Tanggapan pembaca yang ditelaah oleh Iser disebut “tanggapan estetis” (aesthetic response). Itu sebabnya, teorinya pun dia sebut “teori tanggapan estetis” alias theory of aesthetic response. Istilah dari dulu, Wirkungstheorie. Yang menarik, teori Wirkung ini dia bedakan dengan teori sejenis yang disebut “teori resepsi estetis” alias theory of aesthetic reception alias Rezeptionstheorie.
Menurut Iser, karena studi sastra pada dasarnya memperhatikan teks, sudah pasti apa yang berlangsung melalui teks itu pentingnya bukan main. Iser beranggapan bahwa karya sastra sebaiknya tidak dipandang sebagai catatan dokumenter mengenai sesuatu yang ada atau pernah ada. Karya sastra, katanya, sebaiknya dipandang sebagai “reformulasi mengenai realitas yang sudah terformulasi”. Dengan kata lain, dalam pandangannya, karya sastra pada dasarnya merupakan upaya membentuk kembali kenyataan yang sudah punya bentuk. Taruhlah bahwa apa yang disebut “realitas” alias kenyataan itu sudah punya bentuk. Karya sastra tidak merekam atau mencatat kenyataan itu begitu saja, tetapi mengolah kembali kenyataan sehingga kenyataan itu mendapatkan semacam bentuk baru.“Konsekuensinya,” kata Iser, “teori tanggapan estetis dihadapkan pada masalah tentang bagaimana situasi yang sejauh ini belum terformulasikan dapat diproses dan, tentu, dipahami. Adapun teori resepsi, di pihak lain, selalu memperhatikan para pembaca yang sudah ada, yang reaksinya membuktikan pengalaman sastra tertentu yang sudah terkondisikan secara historis. Teori tanggapan berakar pada teks; sedangkan teori resepsi timbul dari sejarah penilaian para pembaca.”
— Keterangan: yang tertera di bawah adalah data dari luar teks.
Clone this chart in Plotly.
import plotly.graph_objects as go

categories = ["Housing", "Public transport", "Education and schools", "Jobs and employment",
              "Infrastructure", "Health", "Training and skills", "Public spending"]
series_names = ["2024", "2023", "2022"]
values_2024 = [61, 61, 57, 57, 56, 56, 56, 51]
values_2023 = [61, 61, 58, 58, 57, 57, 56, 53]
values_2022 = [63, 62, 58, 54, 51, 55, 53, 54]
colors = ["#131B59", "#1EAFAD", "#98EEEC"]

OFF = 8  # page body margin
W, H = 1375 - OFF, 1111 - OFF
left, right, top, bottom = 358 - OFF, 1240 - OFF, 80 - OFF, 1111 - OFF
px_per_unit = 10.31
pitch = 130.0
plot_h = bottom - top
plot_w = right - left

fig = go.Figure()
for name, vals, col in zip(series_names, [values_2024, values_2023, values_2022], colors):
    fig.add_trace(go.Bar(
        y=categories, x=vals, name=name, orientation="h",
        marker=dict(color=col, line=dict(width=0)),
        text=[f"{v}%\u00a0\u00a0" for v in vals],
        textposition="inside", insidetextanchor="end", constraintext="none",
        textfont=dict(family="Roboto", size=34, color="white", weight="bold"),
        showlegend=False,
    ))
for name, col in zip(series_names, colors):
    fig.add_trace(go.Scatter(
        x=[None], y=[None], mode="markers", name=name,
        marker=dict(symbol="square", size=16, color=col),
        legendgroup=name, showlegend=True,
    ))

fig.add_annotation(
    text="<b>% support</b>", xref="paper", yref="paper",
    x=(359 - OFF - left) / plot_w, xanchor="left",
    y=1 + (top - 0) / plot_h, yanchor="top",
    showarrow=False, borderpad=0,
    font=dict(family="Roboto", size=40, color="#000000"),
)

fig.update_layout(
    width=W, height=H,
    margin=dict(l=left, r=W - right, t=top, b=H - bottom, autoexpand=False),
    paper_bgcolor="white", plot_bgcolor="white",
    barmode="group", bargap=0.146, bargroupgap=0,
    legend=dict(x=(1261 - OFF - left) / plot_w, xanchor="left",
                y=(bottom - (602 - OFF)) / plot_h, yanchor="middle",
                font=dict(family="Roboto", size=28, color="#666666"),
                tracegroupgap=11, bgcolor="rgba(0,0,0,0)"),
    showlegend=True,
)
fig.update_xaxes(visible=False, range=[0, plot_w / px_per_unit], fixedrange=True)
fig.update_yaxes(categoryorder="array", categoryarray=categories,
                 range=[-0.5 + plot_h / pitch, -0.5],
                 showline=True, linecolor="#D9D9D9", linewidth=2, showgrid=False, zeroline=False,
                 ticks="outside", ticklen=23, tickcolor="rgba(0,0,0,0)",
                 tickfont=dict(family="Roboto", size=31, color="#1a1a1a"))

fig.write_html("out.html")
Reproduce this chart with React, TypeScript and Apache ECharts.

Perbedaan antara teori tanggapan estetis dan teori resepsi estetis terletak pada pusat perhatiannya. Sederhananya, teori tanggapan estetis memperhatikan proses membaca karya sastra. Sedangkan teori resepsi estetis memperhatikan penilaian para pembaca yang telah membaca karya sastra.
Pertama yang membuat pelik tidak lain dari barang yang kita sebut teks itu sendiri. Ketika kita menghadapi sesusun teks, tidak mungkin kita dapat menyerap keseluruhan isinya pada saat itu juga. Situasinya agak berbeda dengan situasi ketika kita menghadapi suatu benda, misalnya sebongkah batu. Ketika kita melihat sebongkah batu, biasanya seketika kita dapat melihat atau setidak-tidaknya memikirkan keseluruhan wujudnya. Kalau kita melihat batu berarti kita berada di luar batu itu. Diri kita terpisah dari sang batu. Sedangkan kalau kita mambaca teks, sesungguhnya kita berada di dalam teks itu. Kita masuk ke dalam teks itu.
“Dengan demikian,” kata Iser, “relasi antara teks and pembaca tidak seperti relasi antara objek dan pengamat: ketimbang menjadi relasi subjek-objek, yang timbul adalah titik pandang yang bergerak, menelusuri bentangan di dalamnya, yang mesti dipahami.”
Apa yang penting dalam proses seperti itu adalah upaya kita melakukan “sintesis” atas rincian teks yang secara bertahap kita serap. Iser menyebutnya synthetizing process, yakni proses menyambungkan rincian demi rincian isi teks yang kita baca, sedemikian rupa sehingga pemahaman kita atas teks itu menjadi menyeluruh.Dalam urusan inilah fenomenologi jadi penting. Iser sendiri menyebut uraiannya mengenai soal ini sebagai “fenomenologi kegiatan membaca” (phenomenology of reading).